• **TASK GOAL**: Give back all the data exactly, line by line.

## BEGIN

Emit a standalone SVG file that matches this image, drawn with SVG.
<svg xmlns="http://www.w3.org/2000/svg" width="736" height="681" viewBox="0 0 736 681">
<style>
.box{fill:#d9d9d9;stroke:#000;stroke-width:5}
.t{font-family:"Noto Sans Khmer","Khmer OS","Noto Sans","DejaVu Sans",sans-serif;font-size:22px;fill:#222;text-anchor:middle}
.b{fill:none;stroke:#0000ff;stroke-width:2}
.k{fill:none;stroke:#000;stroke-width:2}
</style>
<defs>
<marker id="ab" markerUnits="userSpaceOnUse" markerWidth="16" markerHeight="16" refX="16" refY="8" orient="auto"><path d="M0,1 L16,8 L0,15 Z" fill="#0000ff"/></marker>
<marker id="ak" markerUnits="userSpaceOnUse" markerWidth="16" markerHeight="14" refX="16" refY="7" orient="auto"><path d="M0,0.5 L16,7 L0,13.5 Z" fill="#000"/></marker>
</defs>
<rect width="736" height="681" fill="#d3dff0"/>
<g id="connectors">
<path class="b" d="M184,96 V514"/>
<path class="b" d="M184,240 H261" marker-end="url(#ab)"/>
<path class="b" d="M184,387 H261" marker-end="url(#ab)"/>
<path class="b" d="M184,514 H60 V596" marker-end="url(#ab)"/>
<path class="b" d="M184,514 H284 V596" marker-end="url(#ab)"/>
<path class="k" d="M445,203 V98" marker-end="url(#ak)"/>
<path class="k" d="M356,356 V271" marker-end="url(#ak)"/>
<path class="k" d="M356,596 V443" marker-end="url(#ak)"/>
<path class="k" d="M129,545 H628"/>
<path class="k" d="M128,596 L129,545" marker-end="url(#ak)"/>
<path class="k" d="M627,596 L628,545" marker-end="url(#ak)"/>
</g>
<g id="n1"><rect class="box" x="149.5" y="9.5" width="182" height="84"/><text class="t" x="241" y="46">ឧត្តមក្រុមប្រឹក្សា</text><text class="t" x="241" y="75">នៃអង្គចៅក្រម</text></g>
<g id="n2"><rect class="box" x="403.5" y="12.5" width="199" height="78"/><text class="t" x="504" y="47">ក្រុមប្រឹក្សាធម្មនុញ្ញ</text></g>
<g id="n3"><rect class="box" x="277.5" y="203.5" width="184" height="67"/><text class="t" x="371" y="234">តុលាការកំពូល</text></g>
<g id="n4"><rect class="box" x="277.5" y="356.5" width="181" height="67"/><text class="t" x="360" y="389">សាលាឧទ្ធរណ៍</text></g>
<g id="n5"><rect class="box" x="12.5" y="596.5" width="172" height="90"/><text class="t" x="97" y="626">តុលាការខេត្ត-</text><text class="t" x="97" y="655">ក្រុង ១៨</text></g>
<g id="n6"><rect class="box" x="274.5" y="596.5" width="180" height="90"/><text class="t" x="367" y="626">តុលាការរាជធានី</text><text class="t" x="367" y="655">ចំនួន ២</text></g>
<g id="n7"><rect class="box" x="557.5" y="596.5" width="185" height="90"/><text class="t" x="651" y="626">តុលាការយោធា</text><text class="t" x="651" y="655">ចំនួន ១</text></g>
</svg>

## END

• **SOLUTION TO THIS EXERCISE**:
Emit a standalone SVG file that matches this image, drawn with SVG.
<svg xmlns="http://www.w3.org/2000/svg" width="736" height="681" viewBox="0 0 736 681">
<style>
.box{fill:#d9d9d9;stroke:#000;stroke-width:5}
.t{font-family:"Noto Sans Khmer","Khmer OS","Noto Sans","DejaVu Sans",sans-serif;font-size:22px;fill:#222;text-anchor:middle}
.b{fill:none;stroke:#0000ff;stroke-width:2}
.k{fill:none;stroke:#000;stroke-width:2}
</style>
<defs>
<marker id="ab" markerUnits="userSpaceOnUse" markerWidth="16" markerHeight="16" refX="16" refY="8" orient="auto"><path d="M0,1 L16,8 L0,15 Z" fill="#0000ff"/></marker>
<marker id="ak" markerUnits="userSpaceOnUse" markerWidth="16" markerHeight="14" refX="16" refY="7" orient="auto"><path d="M0,0.5 L16,7 L0,13.5 Z" fill="#000"/></marker>
</defs>
<rect width="736" height="681" fill="#d3dff0"/>
<g id="connectors">
<path class="b" d="M184,96 V514"/>
<path class="b" d="M184,240 H261" marker-end="url(#ab)"/>
<path class="b" d="M184,387 H261" marker-end="url(#ab)"/>
<path class="b" d="M184,514 H60 V596" marker-end="url(#ab)"/>
<path class="b" d="M184,514 H284 V596" marker-end="url(#ab)"/>
<path class="k" d="M445,203 V98" marker-end="url(#ak)"/>
<path class="k" d="M356,356 V271" marker-end="url(#ak)"/>
<path class="k" d="M356,596 V443" marker-end="url(#ak)"/>
<path class="k" d="M129,545 H628"/>
<path class="k" d="M128,596 L129,545" marker-end="url(#ak)"/>
<path class="k" d="M627,596 L628,545" marker-end="url(#ak)"/>
</g>
<g id="n1"><rect class="box" x="149.5" y="9.5" width="182" height="84"/><text class="t" x="241" y="46">ឧត្តមក្រុមប្រឹក្សា</text><text class="t" x="241" y="75">នៃអង្គចៅក្រម</text></g>
<g id="n2"><rect class="box" x="403.5" y="12.5" width="199" height="78"/><text class="t" x="504" y="47">ក្រុមប្រឹក្សាធម្មនុញ្ញ</text></g>
<g id="n3"><rect class="box" x="277.5" y="203.5" width="184" height="67"/><text class="t" x="371" y="234">តុលាការកំពូល</text></g>
<g id="n4"><rect class="box" x="277.5" y="356.5" width="181" height="67"/><text class="t" x="360" y="389">សាលាឧទ្ធរណ៍</text></g>
<g id="n5"><rect class="box" x="12.5" y="596.5" width="172" height="90"/><text class="t" x="97" y="626">តុលាការខេត្ត-</text><text class="t" x="97" y="655">ក្រុង ១៨</text></g>
<g id="n6"><rect class="box" x="274.5" y="596.5" width="180" height="90"/><text class="t" x="367" y="626">តុលាការរាជធានី</text><text class="t" x="367" y="655">ចំនួន ២</text></g>
<g id="n7"><rect class="box" x="557.5" y="596.5" width="185" height="90"/><text class="t" x="651" y="626">តុលាការយោធា</text><text class="t" x="651" y="655">ចំនួន ១</text></g>
</svg>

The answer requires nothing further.